━━━━━ Dataset excerpt ━━━━━
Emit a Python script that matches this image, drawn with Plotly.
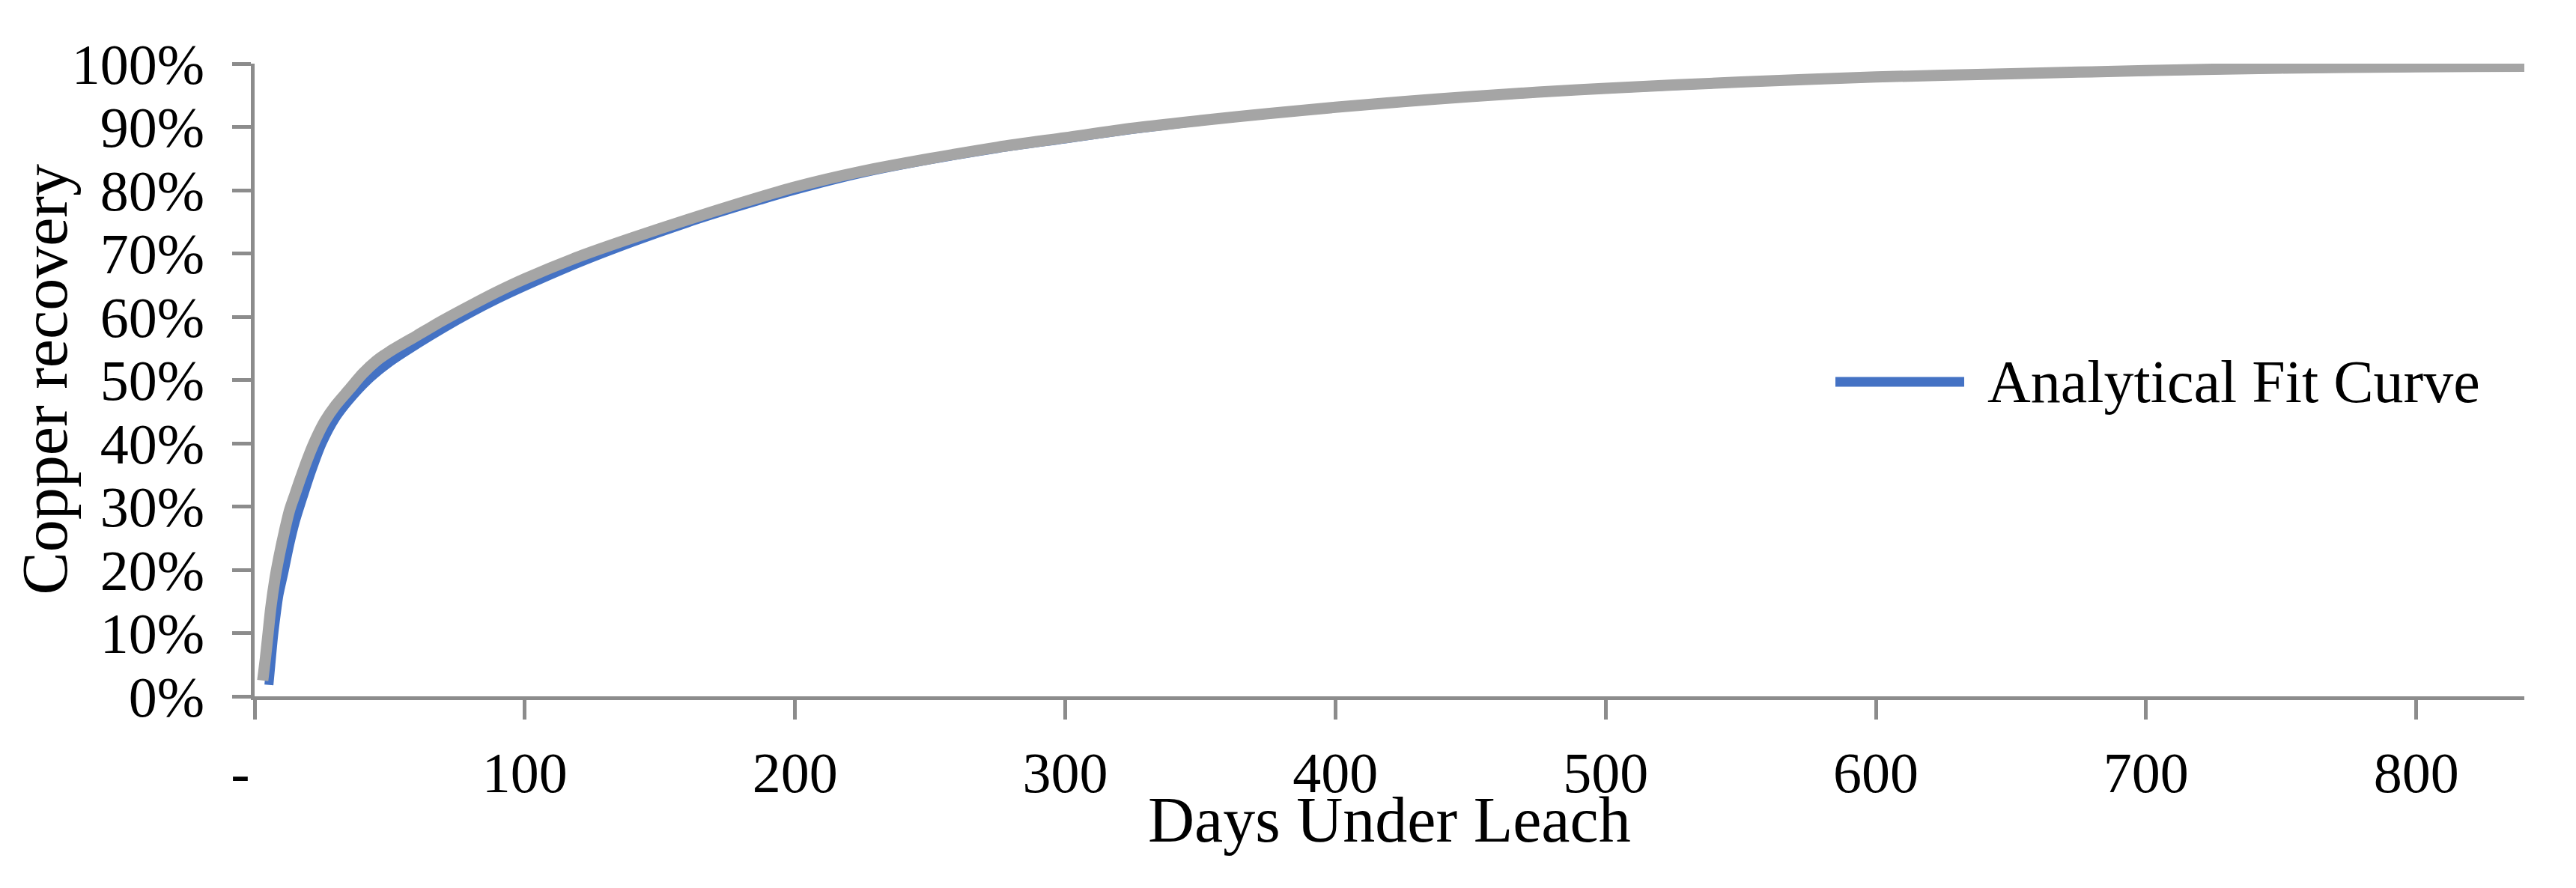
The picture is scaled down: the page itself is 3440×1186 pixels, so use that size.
import plotly.graph_objects as go

# ---------------- data ----------------
fit_days = [5.3, 6, 7, 8, 9, 10.8, 13, 15, 18, 21, 25, 30, 35, 42, 50, 60, 70, 80, 90, 100,
            120, 140, 160, 180, 200, 225, 250, 275, 300, 325, 350, 375, 400, 425, 450, 475,
            500, 550, 600, 650, 700, 750, 800, 840]
fit_recovery = [0.018, 0.05, 0.095, 0.13, 0.16, 0.195, 0.24, 0.275, 0.316, 0.355, 0.40, 0.44,
                0.468, 0.50, 0.528, 0.556, 0.582, 0.606, 0.628, 0.648, 0.685, 0.718, 0.748,
                0.775, 0.80, 0.827, 0.848, 0.866, 0.881, 0.896, 0.909, 0.920, 0.930, 0.939,
                0.947, 0.954, 0.960, 0.970, 0.978, 0.984, 0.988, 0.992, 0.994, 0.995]

data_days = [3, 4, 5, 6, 7.5, 9, 11, 13, 15, 17, 20, 23, 26, 30, 35, 40, 45, 50, 60, 70, 80,
             90, 100, 120, 140, 160, 180, 200, 225, 250, 275, 300, 325, 350, 375, 400, 425,
             450, 475, 500, 550, 600, 650, 700, 750, 800, 840]
data_recovery = [0.025, 0.06, 0.10, 0.14, 0.185, 0.22, 0.26, 0.295, 0.32, 0.345, 0.38, 0.41,
                 0.435, 0.46, 0.485, 0.51, 0.53, 0.545, 0.57, 0.595, 0.618, 0.64, 0.66, 0.695,
                 0.725, 0.753, 0.78, 0.805, 0.83, 0.85, 0.868, 0.883, 0.898, 0.91, 0.921,
                 0.931, 0.94, 0.948, 0.955, 0.961, 0.971, 0.979, 0.984, 0.989, 0.993, 0.995,
                 0.996]

x_tick_vals = [0, 100, 200, 300, 400, 500, 600, 700, 800]
x_tick_text = ["-\u00a0\u00a0", "100", "200", "300", "400", "500", "600", "700", "800"]
y_tick_vals = [0, 0.1, 0.2, 0.3, 0.4, 0.5, 0.6, 0.7, 0.8, 0.9, 1.0]

fit_label = "Analytical Fit Curve"
x_title = "Days Under Leach"
y_title = "Copper recovery"

# ---------------- styles ----------------
FONT = "Liberation Serif, Times New Roman, serif"
BLUE = "#4472C4"
GRAY = "#A5A5A5"
AXIS = "#8C8C8C"

OFF = 8  # page body margin of the html page
W, H = 3440 - OFF, 1186 - OFF
L, R, T, B = 340 - OFF, 77 - OFF, 85 - OFF, 264 - OFF
X0, Y0 = 340, 922  # screen position of the plot origin

fig = go.Figure()
fig.add_trace(go.Scatter(x=fit_days, y=fit_recovery, mode="lines", name=fit_label,
                         line=dict(color=BLUE, width=12, shape="spline", smoothing=0.8),
                         showlegend=False))
fig.add_trace(go.Scatter(x=data_days, y=data_recovery, mode="lines", name="Data",
                         line=dict(color=GRAY, width=15, shape="spline", smoothing=0.8),
                         showlegend=False))

axis_common = dict(showline=True, linecolor=AXIS, linewidth=4.5, ticks="outside",
                   tickcolor=AXIS, tickwidth=4.5, showgrid=False, zeroline=False,
                   automargin=False,
                   tickfont=dict(family=FONT, size=76, color="black"))

fig.update_xaxes(range=[0, 840], tickmode="array", tickvals=x_tick_vals,
                 ticktext=x_tick_text, ticklen=26, ticklabelstandoff=6, **axis_common)
fig.update_yaxes(range=[0, 1], tickmode="array", tickvals=y_tick_vals, tickformat=".0%",
                 ticklen=25, ticklabelstandoff=22, **axis_common)

pw = W - L - R
ph = H - T - B

# manual legend (long line sample like the original)
leg_y = (Y0 - 502) / ph
fig.add_shape(type="line", xref="paper", yref="paper",
              x0=(2451 - X0) / pw, x1=(2623 - X0) / pw, y0=leg_y, y1=leg_y,
              line=dict(color=BLUE, width=13))
fig.add_annotation(xref="paper", yref="paper", x=(2652 - X0) / pw, y=leg_y,
                   xanchor="left", yanchor="middle", showarrow=False, text=fit_label,
                   font=dict(family=FONT, size=80, color="black"))

# axis titles
fig.add_annotation(xref="paper", yref="paper", x=0.5, y=(Y0 - 1087) / ph,
                   xanchor="center", yanchor="middle", showarrow=False, text=x_title,
                   font=dict(family=FONT, size=86, color="black"))
fig.add_annotation(xref="paper", yref="paper", x=(59 - X0) / pw, y=0.5,
                   xanchor="center", yanchor="middle", showarrow=False, text=y_title,
                   textangle=-90, font=dict(family=FONT, size=86, color="black"))

fig.update_layout(width=W, height=H, margin=dict(l=L, r=R, t=T, b=B),
                  paper_bgcolor="white", plot_bgcolor="white", showlegend=False,
                  font=dict(family=FONT, color="black"))

fig.write_html("out.html")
━━━━━
• **Your instructions**:
Note every line above where the string "page" shows up, and copy those lines.

• **Written response**:
The picture is scaled down: the page itself is 3440×1186 pixels, so use that size.
OFF = 8  # page body margin of the html page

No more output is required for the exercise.